Got a message yesterday asking if I could contribute to a San Francisco Examiner article about the new lowrider exhibit at the Mission Cultural Center for Latino Arts.
You must be ready at any moment 🙂
Journalist Carly Graf sent me the questions, and I had only about an hour to respond. Here at this link you will see the front-page article she wrote up, which gave us all lots of love.

Below you will see the questions and my full responses. It is my humble honor and strict duty to do my best for our spirit:
- What’s the origin of lowrider culture in San Francisco, and how is it tied specifically to the Latino/Chicano culture?
Vida Loca with lots of love is the root of lowrider culture in Frisco City. In the 70’s and 80’s, before gentrification, the Mission was the epicenter of Latino/Chicano culture in Northern Califas. Shut out of the suburban American dream, we created our own dream of dancing down the gritty streets in flamboyant fashion—lowrider style, Homes! While there are many different ethnicities, such as solid African-American and Filipino Loved Ones, involved in the lowrider scene, lowriding is embedded in many Latino/Chicano cultural rites of passage, including quinceaneras, weddings, graduations, holiday celebrations like Dia de Los Muertos, and funerals. In the Mission we have even used lowriders in political and educational movements, to fight against police brutality and killings, for immigration reform, and to help save City College of San Francisco.
Click the link to read a newspapers article: “Lowriders Occupy Mission Police Station”: http://theguardsman.com/lowriders-occupy-mission-police-station/
Click the link to watch the trailer for “Lowrider Lawyers: Putting a City on Trial”:
- What makes the lowrider community special?

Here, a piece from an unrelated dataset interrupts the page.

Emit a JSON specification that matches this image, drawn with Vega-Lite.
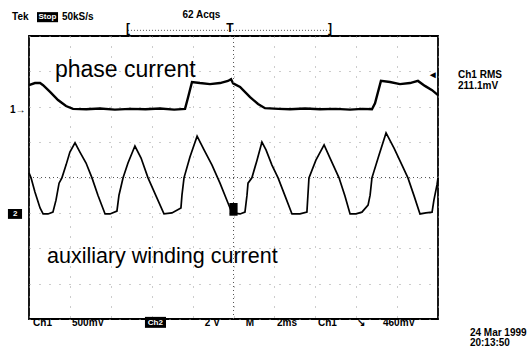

Love: lots of different kinds of love—love for our art, love for each other, love for perfect strangers. We see each other, and even if we do not know each other, we know we share a certain history of oppression and hard-knock amor. We are people who, against all odds, hold our heads up with dignity and pride. Infamous author Oscar Zeta Accosta once wrote that Lowriders are the only ones conscious in society. We know we are supposed to be the hated cockroaches, the ones who were and are mass incarcerated and abandoned by mainstream society, yet we embrace a history and style that is our own and special to us, and that cannot truly be understood unless you have ridden in the rides and hopped down the block. As a lowrider community, we do beautiful things, like getting Christmas gifts together for the needy and cruising like Santa Claus in our reindeer ranflas to deliver them to families’ homes throughout San Francisco.
Link to San Fran Santa Cruise Lowriders Delivering Christmas Gifts to Families in Need, 2020 🙂 https://www.youtube.com/watch?v=Zy1-lvbYyqc
- What do you think of this exhibit, and why is it important?
Unfortunately, the educational text-books have purposely omitted our authentic experience. This lowrider exhibit is art and history and our future—because the candy color paintjobs, the genius hydraulic engineering, and the romantic steel-etched style inspire new imagination. If we could overcome so much discriminatory devastation, yet still have more class than the oppressors, more authentic good times blasting off in our lowrider spaceships, then we have victory every single day. We enjoy ourselves and do not make-believe that we must gain mass acceptance in order to be; we enjoy the moment and truly live. That is what this exhibit and lowriding are all about—falling in love with our rides, with our families, with our Homies, with our community. No one transforms the golden era of American General Motors muscle into love and spirit the way we do. We combined American steel with airplane hydraulics and solid Soul oldies to create something more than static art.
- Please share a little bit about lowrider vehicles as art.
Lowriders are more than art. Lowriders are life. On the night time streets, I witnessed bumper-to-bumper lowriders cruising the Mission back in the 70’s and 80’s, but I could not even imagine owning one. My family was dirt poor and never even owned a car. In 1989, while my Brother Jeff (a Mission legend who lived and died on the streets) was in prison, I escaped mass incarceration and probable death by joining the Marine Corps. While suffering and fighting in the war, I dreamed of coming back to the States and purchasing my first lowrider. It was the dream of cruising down Mission Street in a 64 Super Sport Impala that saved my life by giving me hope outside of so much violence and destruction, both on the streets and in the Corps. Over the past thirty years, I have cruised seven lowriders and classics. Lowriders give me purpose, the moment, life itself, which is the ultimate art.